Душа может непосредственно смыкаться с предметом познания без посредничества ума и чувств. Для этого человек должен избавиться от препятствующих душе видов кармы. От непосредственного познания джайны отличают иное, «сверхнепосредственное» знание, когда душа (джива) не опирается ни на ум, ни на ощущения. Помимо мати и шруты, джайны выделяли также авадхи – непосредственное познание объектов в ясновидении, манах-парьяю – телепатию как узнавание мыслей других людей, а также кевалу – совершенное всепознание. Кевала – это уже даже и не познание, а состояние души, освобожденной от зависимости кармы.
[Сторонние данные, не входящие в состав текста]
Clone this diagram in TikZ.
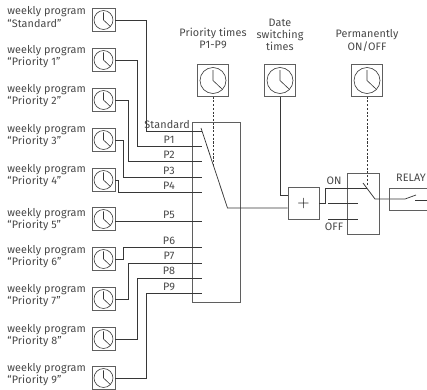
\documentclass[tikz,border=0pt]{standalone}
\usepackage{fontspec}
\setmainfont{Fira Sans}
\usetikzlibrary{positioning,calc}
\definecolor{WireGray}{RGB}{55,55,55}
\definecolor{BoxGray}{RGB}{95,95,95}
\tikzset{
  clockbox/.style={draw=BoxGray,line width=0.6pt,inner sep=0pt,minimum width=#1*2.42pt,minimum height=#1*2.42pt,
    path picture={
      \draw[WireGray,line width=0.45pt] (path picture bounding box.center) circle (#1 pt);
      \draw[WireGray,line width=0.45pt] ([yshift=#1*0.8pt]path picture bounding box.center)
        -- (path picture bounding box.center) -- ++(#1*0.72pt,-#1*0.68pt);
    }},
  wire/.style={draw=WireGray,line width=0.55pt},
  dashwire/.style={draw=WireGray,line width=0.45pt,dash pattern=on 1.6pt off 1.2pt},
  txt/.style={inner sep=0pt,font=\fontsize{8.1pt}{9.1pt}\selectfont\addfontfeatures{LetterSpace=1.0},text=black!72},
  frame/.style={draw=BoxGray,line width=0.65pt,inner sep=0pt},
}
\begin{document}
\begin{tikzpicture}[x=0.75pt,y=-0.75pt]
    \useasboundingbox (0,0) rectangle (427,389);
    % weekly programs down the left side
    \foreach \n/\y/\ly/\name in {s/20/17/Standard,1/60/56.5/Priority 1,2/100/96/Priority 2,3/140/136/Priority 3,4/180/175.5/Priority 4,
      5/219/220/Priority 5,6/259/257/Priority 6,7/299/296/Priority 7,8/339/336/Priority 8,9/378/375/Priority 9}{
      \node[clockbox=7.1] (c\n) at (103.5,\y) {};
      \node[txt,align=left,anchor=west] (l\n) at (7,\ly) {weekly program\\“\name”};
    }
    % selector box and its inputs
    \node[frame,minimum width=36pt,minimum height=135pt] (sel) at (216,212) {};
    \foreach \n/\x/\y in {s/146/131,1/137/146,2/128.5/161,3/123/177,4/118.5/192,6/123/247,7/128.5/263,8/137/278,9/146/293}{
      \coordinate (k\n) at (\x,\y);
      \coordinate (t\n) at (201.5,\y);
      \draw[wire] (c\n.east) -| (k\n) -- (t\n);
    }
    \coordinate (t5) at (201.5,221);
    \draw[wire] (c5.east |- t5) -- (t5);
    \node[txt,anchor=east] (ls) at (190,125) {Standard};
    \foreach \n/\y in {1/140,2/155,3/171,4/186,5/215,6/241,7/256,8/271,9/287}
      \node[txt] (lp\n) at (169,\y) {P\n};
    % clocks along the top
    \node[clockbox=9.75] (prio) at (213,80.5) {};
    \node[clockbox=9.75] (date) at (280,80.5) {};
    \node[clockbox=9.75] (perm) at (367,80.5) {};
    \node[txt,align=center] (lprio) at (213,38) {Priority times\\P1-P9};
    \node[txt,align=center] (ldate) at (280,35) {Date\\switching\\times};
    \node[txt,align=center] (lperm) at (367,40.5) {Permanently\\ON/OFF};
    % adder, switch and relay
    \node[frame,minimum width=23.25pt,minimum height=24pt] (add) at (303.5,203) {\fontsize{13pt}{13pt}\selectfont $+$};
    \node[frame,minimum width=24pt,minimum height=45.75pt] (sw) at (363,203.5) {};
    \coordinate (top) at (201,128);
    \coordinate (knee) at (227.5,208);
    \coordinate (arm) at (213,167);
    \draw[wire] (top) -- (knee) -- (knee -| add.west);
    \draw[dashwire] (prio.south) -- (arm);
    \draw[wire] (date.south) |- (add.west |- 0,195);
    \coordinate (bend) at (325,188);
    \coordinate (on) at (367,188);
    \draw[wire] (add.east) -- (bend |- add.east) -- (bend) -- (on);
    \node[txt] (lon) at (334,181) {ON};
    \node[txt] (loff) at (334,227) {OFF};
    \coordinate (a1) at (328,203);
    \coordinate (a2) at (358,203);
    \coordinate (b1) at (328,219);
    \coordinate (b2) at (358,219);
    \draw[wire] (a1) -- (a2);
    \draw[wire] (b1) -- (b2);
    \coordinate (lever) at (363,183);
    \coordinate (pivot) at (375,199);
    \coordinate (rel) at (405,199);
    \coordinate (blade) at (416,195);
    \coordinate (cont) at (415,200);
    \coordinate (out) at (427,200);
    \draw[wire] (lever) -- (pivot) -- (rel) -- (blade);
    \draw[wire] (cont) -- (out);
    \draw[dashwire] (perm.south) -- (367,186);
    \draw[frame] (427,188) -- (389,188) -- (389,210) -- (427,210);
    \node[txt] (lrelay) at (411,178) {RELAY};
\end{tikzpicture}
\end{document}
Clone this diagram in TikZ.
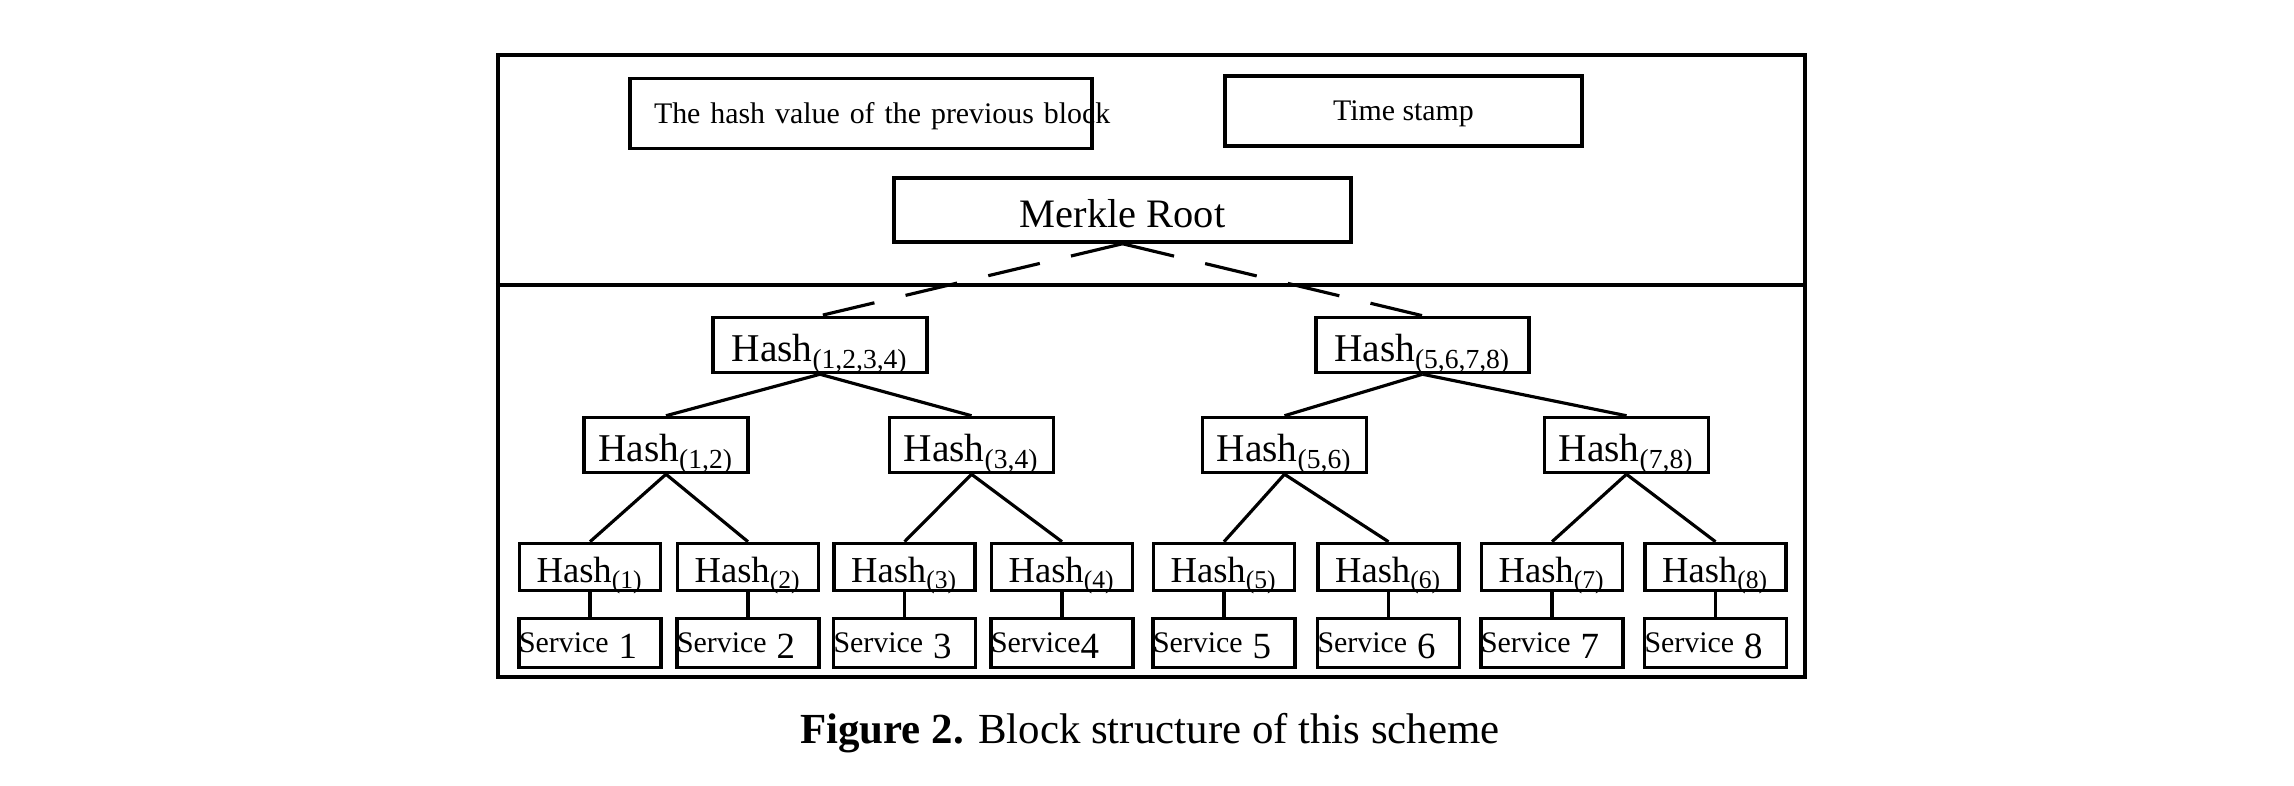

Продолжая общую традицию восточной философии, джайны критически относились к односторонности непосредственного восприятия вещей. Известна знаменитая джайнская сказка о семи слепцах, желающих описать слона. Один, прикасаясь к ногам, сравнивал слона с деревом, а другой трогал хвост и считал слона подобным мочалке. Всякое высказывание об объекте, считали джайны, относительно, условно и зависит от точки зрения человека, выделяющего ту или иную сторону предмета. Любое высказывание может стать ложным, если встать на иную точку зрения.

Джайнизм создал богатую и сложную систему представлений о мире и о душе. Задолго до христианства, джайнизм обозначил терпение и аскетизм как пути духовного развития человека. Но, возможно, именно в силу сложности своего мировоззрения и высоких требований к своим приверженцам, джайнизм не смог стать массовым и сильным течением. Постепенно джайны превратились в узкую и замкнутую секту. Сохраняя свой традиционный архаичный облик, джайны составляют в современной Индии всего около половины процента ее населения.